Case ID: nys_105/html/0387-02.html
Source: Caselaw Access Project
Author: {"author": "GREENBAUM, J.", "license": "Public Domain", "url": "https://static.case.law/"}
Date Created: 2024-08-24T03:29:51.129683

(54 Misc. Rep. 49)
    RUDD v. McCLEAN ARMS & ORDNANCE CO.
    (Supreme Court, Special Term, New York County.
    April, 1907.)
    Corporations—Foreign Corporations—Service of Process.
    Where an officer served is the general manager of a foreign corporation, and is in attendance in the state on the business of the corporation, service on him will confer jurisdiction.
    (Ed. Note.—For cases in point, see Cent. Dig. vol. 12, Corporations, §§ 2603-2626.]
    
      Action by Henry W. Rudd against the McClean Arms & Ordnance Company. Motion to’ vacate service of summons. Denied.
    Henry W. Rudd, pro. per.
    H. B. Potter, for defendant.
   GREENBAUM, J.

That there is a lack of harmony in the federal courts as to what constitutes a valid service upon a foreign corporation is doubtless true; but it seems to me that the trend of the more recent decisions is to the effect that, where the officer served is the general manager of a corporation, and as such manager is in attendance in the state where service is made on the business of the corporation, no matter to what extent that business may be, service upon the manager would confer jurisdiction. Brush Creek Coal, etc., Co. v. Morgan Elec. Co. (C. C.) 136 Fed. 505, 507. To my mind the reasoning in support of this view is convincing.
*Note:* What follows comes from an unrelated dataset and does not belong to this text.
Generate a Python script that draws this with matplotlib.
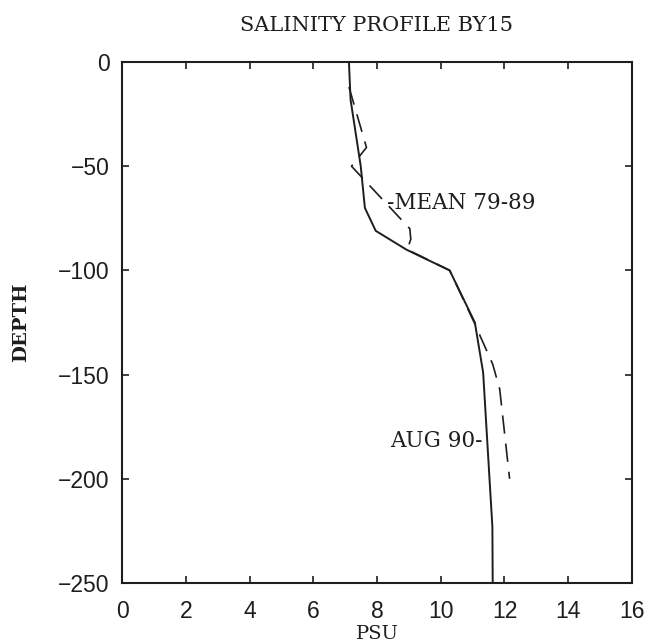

A nonresident private individual may be served in a state which he enters of his own volition and without trick or device on the part of the plaintiff: A corporation is represented through its duly authorized officers or agents, and when such officers or agents, in the interests of and for the purposes of the corporation, come into another jurisdiction in the business of the corporation,, then the corporation may be said to be present in its corporate capacity, and service of process upon its duly accredited officer or manager then and there made should be just as effectual as though made upon a private individual, who, under similar circumstances, might temporarily come within the jurisdiction of the court. Motion to vacate summons is denied, with $10 costs to plaintiff to abide the event.

Motion denied, with $10 costs to plaintiff to abide event.